Below are some records. Retype exactly the lines from the one containing "Emit a web page" through the one containing "const Y = py => (H - mB - py) / ph;", both included, skipping every picture.
^^^^^^^^^^^^^^^^
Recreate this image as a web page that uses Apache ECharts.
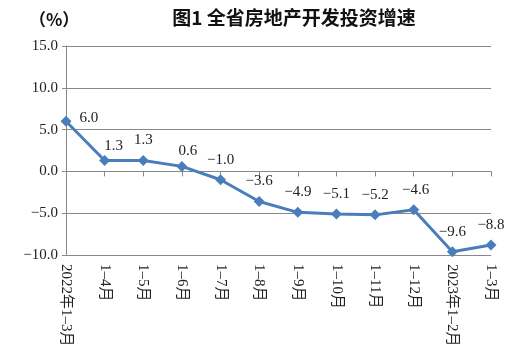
<!DOCTYPE html>
<html>
<head>
<meta charset="utf-8">
<script src="https://cdn.jsdelivr.net/npm/echarts@6/dist/echarts.min.js"></script>
<style>
html,body{margin:0;padding:0;background:#fff;}
#chart{width:520px;height:353px;}
</style>
</head>
<body>
<div id="chart"></div>
<script>
// 月份类目
var months = ['2022年1–3月', '1–4月', '1–5月', '1–6月', '1–7月', '1–8月', '1–9月', '1–10月', '1–11月', '1–12月', '2023年1–2月', '1–3月'];
// 增速 (%)
var growth = [6.0, 1.3, 1.3, 0.6, -1.0, -3.6, -4.9, -5.1, -5.2, -4.6, -9.6, -8.8];
var yTicks = [-10, -5, 0, 5, 10, 15];

var serif = '"Liberation Serif", "DejaVu Serif", "Noto Sans CJK SC", serif';

function fmt(v) {
    var s = Math.abs(v).toFixed(1);
    return v < 0 ? '\u2212' + s : s;
}

var chart = echarts.init(document.getElementById('chart'));

// 个别标签位置微调
var seriesData = growth.map(function (v, i) {
    var item = {value: v};
    if (i == 0) {
        item.label = {position: 'right', distance: 8, offset: [0, -3]};
    } else if (i == 1) {
        item.label = {offset: [9, 6]};
    } else if (i == 3) {
        item.label = {offset: [6, 5]};
    } else if (i == 9) {
        item.label = {offset: [2, 0]};
    }
    return item;
});

var option = {
    animation: false,
    title: [{
        text: '图1 全省房地产开发投资增速',
        left: 289,
        top: 3,
        textAlign: 'center',
        textStyle: {
            fontFamily: '"Noto Sans CJK SC", sans-serif',
            fontSize: 19,
            fontWeight: 'bold',
            color: '#111'
        }
    }, {
        text: '（%）',
        left: 24,
        top: 6,
        textStyle: {
            fontFamily: '"Noto Sans CJK SC", sans-serif',
            fontSize: 17,
            fontWeight: 'bold',
            color: '#111'
        }
    }],
    grid: {
        left: 66,
        right: 29,
        top: 46,
        bottom: 98
    },
    xAxis: {
        type: 'category',
        boundaryGap: false,
        data: months,
        axisLine: {lineStyle: {color: '#888', width: 1}},
        axisTick: {show: true, alignWithLabel: true, length: 5, lineStyle: {color: '#888'}},
        axisLabel: {
            rotate: -90,
            interval: 0,
            margin: 9,
            color: '#222',
            fontSize: 15,
            fontFamily: serif
        }
    },
    yAxis: {
        type: 'value',
        min: yTicks[0],
        max: yTicks[yTicks.length - 1],
        interval: 5,
        axisLine: {show: true, lineStyle: {color: '#888', width: 1}},
        axisTick: {show: true, length: 4, lineStyle: {color: '#888'}},
        splitLine: {lineStyle: {color: '#888', width: 1}},
        axisLabel: {
            color: '#222',
            fontSize: 15,
            fontFamily: serif,
            margin: 8,
            formatter: function (v) { return fmt(v); }
        }
    },
    series: [{
        type: 'line',
        data: seriesData,
        symbol: 'diamond',
        symbolSize: 11,
        lineStyle: {color: '#4a7ebb', width: 3},
        itemStyle: {color: '#4a7ebb'},
        label: {
            show: true,
            position: 'top',
            distance: 7,
            color: '#222',
            fontSize: 15,
            fontFamily: serif,
            formatter: function (p) { return fmt(p.value); }
        }
    }]
};

chart.setOption(option);
</script>
</body>
</html>
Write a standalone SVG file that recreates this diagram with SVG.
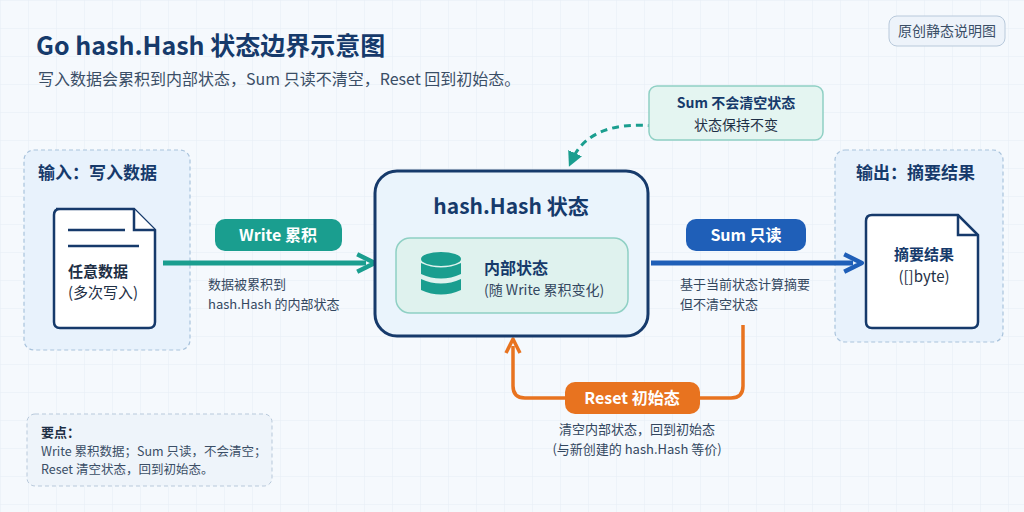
<svg xmlns="http://www.w3.org/2000/svg" width="1024" height="512" viewBox="0 0 1024 512">
<defs>
<pattern id="grid" width="28" height="28" patternUnits="userSpaceOnUse"><path d="M28 0H0V28" fill="none" stroke="#e6edf5" stroke-width="1"/></pattern>
<marker id="aTeal" viewBox="0 0 10 10" refX="5" refY="5" markerWidth="4.4" markerHeight="4.4" orient="auto"><path d="M1 1L9 5L1 9" fill="none" stroke="#1a9e8f" stroke-width="2" stroke-linejoin="round"/></marker>
<marker id="aBlue" viewBox="0 0 10 10" refX="5" refY="5" markerWidth="4.4" markerHeight="4.4" orient="auto"><path d="M1 1L9 5L1 9" fill="none" stroke="#1f5fb8" stroke-width="2" stroke-linejoin="round"/></marker>
<marker id="aOr" viewBox="0 0 10 10" refX="5" refY="5" markerWidth="5" markerHeight="5" orient="auto"><path d="M1 1L9 5L1 9" fill="none" stroke="#e8731f" stroke-width="2" stroke-linejoin="round"/></marker>
<marker id="aDash" viewBox="0 0 10 10" refX="5" refY="5" markerWidth="5" markerHeight="5" orient="auto"><path d="M0 0L10 5L0 10z" fill="#1a9e8f"/></marker>
</defs>
<style>
text{font-family:"Noto Sans CJK SC","Noto Sans",sans-serif}
.t{fill:#163a6b;font-weight:700}
.s{fill:#33475f;font-size:13px}
.w{fill:#fff;font-weight:700;font-size:16px}
.panel{fill:#e8f2fc;stroke:#a9c3dc;stroke-dasharray:4 3;stroke-width:1.2}
</style>
<rect width="1024" height="512" fill="#f5f9fd"/>
<rect width="1024" height="512" fill="url(#grid)"/>
<text x="36" y="55" class="t" font-size="25">Go hash.Hash 状态边界示意图</text>
<text x="38" y="85" font-size="16" fill="#3a4e66">写入数据会累积到内部状态，Sum 只读不清空，Reset 回到初始态。</text>
<g id="badge"><rect x="889" y="16" width="116" height="30" rx="8" fill="#edf3fa" stroke="#b8c9db"/><text x="947" y="36" text-anchor="middle" font-size="14" fill="#3a4e66">原创静态说明图</text></g>

<g id="input">
<rect x="24" y="150" width="166" height="200" rx="10" class="panel"/>
<text x="38" y="179" class="t" font-size="17">输入：写入数据</text>
<path d="M56 209H134L155 230V322Q155 328 149 328H60Q54 328 54 322V215Q54 209 60 209z" fill="#fff" stroke="#163a6b" stroke-width="2.5"/>
<path d="M134 209V230H155" fill="#fff" stroke="#163a6b" stroke-width="2.5"/>
<path d="M68 230H125M68 246H139" stroke="#163a6b" stroke-width="2.5"/>
<text x="68" y="277" font-size="15" fill="#1e2f45" font-weight="600">任意数据</text>
<text x="68" y="298" font-size="15" fill="#1e2f45">(多次写入)</text>
</g>

<g id="output">
<rect x="835" y="150" width="168" height="192" rx="10" class="panel"/>
<text x="856" y="179" class="t" font-size="17">输出：摘要结果</text>
<path d="M872 215H958L978 235V322Q978 328 972 328H872Q866 328 866 322V221Q866 215 872 215z" fill="#fff" stroke="#163a6b" stroke-width="2.5"/>
<path d="M958 215V235H978" fill="none" stroke="#163a6b" stroke-width="2.5"/>
<text x="924" y="260" text-anchor="middle" class="t" font-size="15">摘要结果</text>
<text x="924" y="282" text-anchor="middle" font-size="15" fill="#1e2f45">([]byte)</text>
</g>

<g id="connectors">
<path d="M163 263H366" stroke="#1a9e8f" stroke-width="5" fill="none" marker-end="url(#aTeal)"/>
<path d="M651 263H853" stroke="#1f5fb8" stroke-width="5" fill="none" marker-end="url(#aBlue)"/>
<path d="M743 325V386Q743 398 731 398H525Q513 398 513 386V346" stroke="#e8731f" stroke-width="3.5" fill="none" marker-end="url(#aOr)"/>
<path d="M655 126Q590 120 572 160" stroke="#1a9e8f" stroke-width="3" stroke-dasharray="7 5" fill="none" marker-end="url(#aDash)"/>
</g>

<g id="write-label">
<rect x="215" y="219" width="127" height="32" rx="10" fill="#1a9e8f"/>
<text x="278" y="241" text-anchor="middle" class="w">Write 累积</text>
<text x="208" y="289" class="s">数据被累积到</text>
<text x="208" y="309" class="s">hash.Hash 的内部状态</text>
</g>

<g id="state">
<rect x="375" y="171" width="273" height="165" rx="22" fill="#eaf4fc" stroke="#163a6b" stroke-width="3"/>
<text x="511" y="214" text-anchor="middle" class="t" font-size="21">hash.Hash 状态</text>
<rect x="396" y="238" width="232" height="75" rx="14" fill="#dff2ee" stroke="#8fd0c4" stroke-width="1.5"/>
<g fill="#1a9e8f"><ellipse cx="441" cy="259" rx="20" ry="7"/><path d="M421 263Q441 272 461 263V274Q441 283 421 274z"/><path d="M421 279Q441 288 461 279V290Q441 299 421 290z"/></g>
<text x="484" y="274" class="t" font-size="16">内部状态</text>
<text x="484" y="295" font-size="14" fill="#33475f">(随 Write 累积变化)</text>
</g>

<g id="sum-label">
<rect x="686" y="219" width="120" height="32" rx="10" fill="#1f5fb8"/>
<text x="746" y="241" text-anchor="middle" class="w">Sum 只读</text>
<text x="680" y="289" class="s">基于当前状态计算摘要</text>
<text x="680" y="309" class="s">但不清空状态</text>
</g>

<g id="note-sum">
<rect x="649" y="86" width="174" height="54" rx="8" fill="#e4f5f1" stroke="#8fd0c4" stroke-width="1.5"/>
<text x="736" y="108" text-anchor="middle" font-size="14" font-weight="700" fill="#163a6b">Sum 不会清空状态</text>
<text x="736" y="130" text-anchor="middle" font-size="14" fill="#1e2f45">状态保持不变</text>
</g>

<g id="reset">
<rect x="565" y="382" width="135" height="32" rx="10" fill="#e8731f"/>
<text x="632" y="404" text-anchor="middle" class="w">Reset 初始态</text>
<text x="637" y="434" text-anchor="middle" class="s">清空内部状态，回到初始态</text>
<text x="637" y="454" text-anchor="middle" class="s">(与新创建的 hash.Hash 等价)</text>
</g>

<g id="keypoints">
<rect x="27" y="414" width="245" height="72" rx="8" fill="#eef4fa" stroke="#b8c9db" stroke-dasharray="4 3"/>
<text x="41" y="437" font-size="13" font-weight="700" fill="#1e2f45">要点：</text>
<text x="41" y="456" font-size="12.5" fill="#3a4e66">Write 累积数据；Sum 只读，不会清空；</text>
<text x="41" y="474" font-size="12.5" fill="#3a4e66">Reset 清空状态，回到初始态。</text>
</g>
</svg>
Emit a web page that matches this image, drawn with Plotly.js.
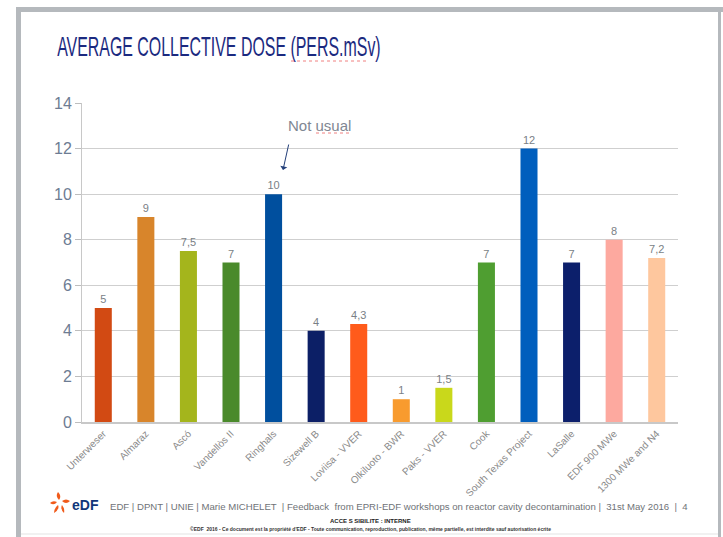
<!DOCTYPE html>
<html>
<head>
<meta charset="utf-8">
<script src="https://cdn.plot.ly/plotly-3.0.1.min.js"></script>
<style>
html,body{margin:0;padding:0;background:#fff;}
#chart{width:723px;height:537px;}
</style>
</head>
<body>
<div id="chart"></div>
<script>
// ---- data ----
const categories = ["Unterweser","Almaraz","Ascó","Vandellòs II","Ringhals","Sizewell B","Loviisa - VVER","Olkiluoto - BWR","Paks - VVER","Cook","South Texas Project","LaSalle","EDF 900 MWe","1300 MWe and N4"];
const doses = [5, 9, 7.5, 7, 10, 4, 4.3, 1, 1.5, 7, 12, 7, 8, 7.2];
const barLabels = ["5","9","7,5","7","10","4","4,3","1","1,5","7","12","7","8","7,2"];
const yTicks = [0,2,4,6,8,10,12,14];
const barColors = ["#d24a13","#d8852b","#a4b51c","#4a8a2b","#004f9e","#0c1f66","#ff5b1b","#f89b2e","#c9d81b","#4f9e31","#005ebd","#0c1f6b","#fda99f","#fec79e"];

// ---- geometry helpers (pixel -> paper) ----
const W = 723, H = 537;
const mL = 82, mR = 45, mT = 103, mB = 115;
const pw = W - mL - mR, ph = H - mT - mB;
const X = px => (px - mL) / pw;
const Y = py => (H - mB - py) / ph;

const shapes = [
  // slide frame
  {type:'rect', xref:'paper', yref:'paper', x0:X(16), x1:X(723), y0:Y(7), y1:Y(12), fillcolor:'#b5b9bd', line:{width:0}, layer:'below'},
  {type:'rect', xref:'paper', yref:'paper', x0:X(16), x1:X(21), y0:Y(7), y1:Y(537), fillcolor:'#b5b9bd', line:{width:0}, layer:'below'},
  {type:'rect', xref:'paper', yref:'paper', x0:X(718), x1:X(721), y0:Y(10), y1:Y(537), fillcolor:'#b5b9bd', line:{width:0}, layer:'below'},
  {type:'line', xref:'paper', yref:'paper', x0:X(21), x1:X(718), y0:Y(534), y1:Y(534), line:{color:'#e3e3e3', width:1}},
  // EDF logo petals
  {type:'path', xref:'paper', yref:'paper', path:`M ${X(59)},${Y(500)} Q ${X(55)},${Y(496)} ${X(58)},${Y(492)} Q ${X(62)},${Y(496)} ${X(59)},${Y(500)} Z`, fillcolor:'#f05a1a', line:{width:0}},
  {type:'path', xref:'paper', yref:'paper', path:`M ${X(57)},${Y(502)} Q ${X(53)},${Y(500)} ${X(50)},${Y(503)} Q ${X(54)},${Y(506)} ${X(57)},${Y(502)} Z`, fillcolor:'#f05a1a', line:{width:0}},
  {type:'path', xref:'paper', yref:'paper', path:`M ${X(58)},${Y(505)} Q ${X(54)},${Y(508)} ${X(54)},${Y(513)} Q ${X(60)},${Y(509)} ${X(58)},${Y(505)} Z`, fillcolor:'#f05a1a', line:{width:0}},
  {type:'path', xref:'paper', yref:'paper', path:`M ${X(62)},${Y(505)} Q ${X(65)},${Y(509)} ${X(64)},${Y(513)} Q ${X(60)},${Y(509)} ${X(62)},${Y(505)} Z`, fillcolor:'#f05a1a', line:{width:0}},
  {type:'path', xref:'paper', yref:'paper', path:`M ${X(62)},${Y(501)} Q ${X(66)},${Y(498)} ${X(70)},${Y(501)} Q ${X(66)},${Y(505)} ${X(62)},${Y(501)} Z`, fillcolor:'#f05a1a', line:{width:0}},
  // red squiggle-ish underlines (spell check marks)
  {type:'line', xref:'paper', yref:'paper', x0:X(291), x1:X(368), y0:Y(61), y1:Y(61), line:{color:'#f08080', width:1, dash:'dot'}},
  {type:'line', xref:'paper', yref:'paper', x0:X(316), x1:X(352), y0:Y(133), y1:Y(133), line:{color:'#f08080', width:1, dash:'dot'}}
];

const annotations = [
  {xref:'paper', yref:'paper', x:X(55), y:Y(47), xanchor:'left', yanchor:'middle', showarrow:false,
   text:'AVERAGE COLLECTIVE DOSE (PERS.mSv)', font:{family:'Liberation Sans, Arial', size:27, color:'#1b2a80'}},
  {xref:'paper', yref:'paper', x:X(286), y:Y(125), xanchor:'left', yanchor:'middle', showarrow:false,
   text:'Not usual', font:{family:'Liberation Sans, Arial', size:15, color:'#7f8793'}},
  {xref:'paper', yref:'paper', x:X(283), y:Y(170), ax:X(289), ay:Y(143), axref:'paper', ayref:'paper',
   showarrow:true, arrowhead:1, arrowsize:1.2, arrowwidth:1, arrowcolor:'#24407a', text:''},
  {xref:'paper', yref:'paper', x:X(70), y:Y(505), xanchor:'left', yanchor:'middle', showarrow:false,
   text:'<b>eDF</b>', font:{family:'Liberation Sans, Arial', size:14, color:'#10367a'}},
  {xref:'paper', yref:'paper', x:X(108), y:Y(506), xanchor:'left', yanchor:'middle', showarrow:false,
   text:'EDF | DPNT | UNIE | Marie MICHELET  | Feedback  from EPRI-EDF workshops on reactor cavity decontamination |  31st May 2016  |  4',
   font:{family:'Liberation Sans, Arial', size:9.6, color:'#6f7377'}},
  {xref:'paper', yref:'paper', x:X(370), y:Y(521), xanchor:'center', yanchor:'middle', showarrow:false,
   text:'<b>ACCE S SIBILITE : INTERNE</b>', font:{family:'Liberation Sans, Arial', size:6, color:'#222'}},
  {xref:'paper', yref:'paper', x:X(370), y:Y(529), xanchor:'center', yanchor:'middle', showarrow:false,
   text:'<b>©EDF  2016 - Ce document est la propriété d\'EDF - Toute communication, reproduction, publication, même partielle, est interdite sauf autorisation écrite</b>',
   font:{family:'Liberation Sans, Arial', size:5, color:'#333'}}
];

const trace = {
  type:'bar', x:categories, y:doses, marker:{color:barColors, line:{width:0}},
  text:barLabels, textposition:'outside', cliponaxis:false,
  textfont:{family:'Liberation Sans, Arial', size:11, color:'#7a7f86'},
  hoverinfo:'x+y'
};

const layout = {
  width:W, height:H,
  margin:{l:mL, r:mR, t:mT, b:mB, pad:0},
  paper_bgcolor:'#ffffff', plot_bgcolor:'#ffffff',
  showlegend:false, bargap:0.6,
  xaxis:{type:'category', tickangle:-45, showgrid:false, showline:true, linecolor:'#c8c8c8', linewidth:2,
         ticks:'', tickfont:{family:'Liberation Sans, Arial', size:10, color:'#8a8a8a'}, automargin:false},
  yaxis:{range:[0,14], tickvals:yTicks, ticktext:yTicks.map(String), showgrid:true, gridcolor:'#cfcfcf', gridwidth:1,
         showline:true, linecolor:'#c8c8c8', linewidth:1, ticks:'outside', ticklen:6, tickcolor:'#bdbdbd',
         zeroline:false, tickfont:{family:'Liberation Sans, Arial', size:16, color:'#6d7c93'}, automargin:false},
  shapes:shapes, annotations:annotations
};

Plotly.newPlot('chart', [trace], layout, {displayModeBar:false, staticPlot:true}).then(gd => {
  // the slide title is set in a condensed face: squeeze it horizontally
  const t = gd.querySelector('.annotation text');
  if (t) {
    t.style.transformBox = 'fill-box';
    t.style.transformOrigin = 'left center';
    t.style.transform = 'scaleX(0.59)';
  }
});
</script>
</body>
</html>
^^^^^^^^^^^^^^^^
*Task answer*:
Emit a web page that matches this image, drawn with Plotly.js.
<!DOCTYPE html>
<html>
<head>
<meta charset="utf-8">
<script src="https://cdn.plot.ly/plotly-3.0.1.min.js"></script>
<style>
html,body{margin:0;padding:0;background:#fff;}
#chart{width:723px;height:537px;}
</style>
</head>
<body>
<div id="chart"></div>
<script>
// ---- data ----
const categories = ["Unterweser","Almaraz","Ascó","Vandellòs II","Ringhals","Sizewell B","Loviisa - VVER","Olkiluoto - BWR","Paks - VVER","Cook","South Texas Project","LaSalle","EDF 900 MWe","1300 MWe and N4"];
const doses = [5, 9, 7.5, 7, 10, 4, 4.3, 1, 1.5, 7, 12, 7, 8, 7.2];
const barLabels = ["5","9","7,5","7","10","4","4,3","1","1,5","7","12","7","8","7,2"];
const yTicks = [0,2,4,6,8,10,12,14];
const barColors = ["#d24a13","#d8852b","#a4b51c","#4a8a2b","#004f9e","#0c1f66","#ff5b1b","#f89b2e","#c9d81b","#4f9e31","#005ebd","#0c1f6b","#fda99f","#fec79e"];

// ---- geometry helpers (pixel -> paper) ----
const W = 723, H = 537;
const mL = 82, mR = 45, mT = 103, mB = 115;
const pw = W - mL - mR, ph = H - mT - mB;
const X = px => (px - mL) / pw;
const Y = py => (H - mB - py) / ph;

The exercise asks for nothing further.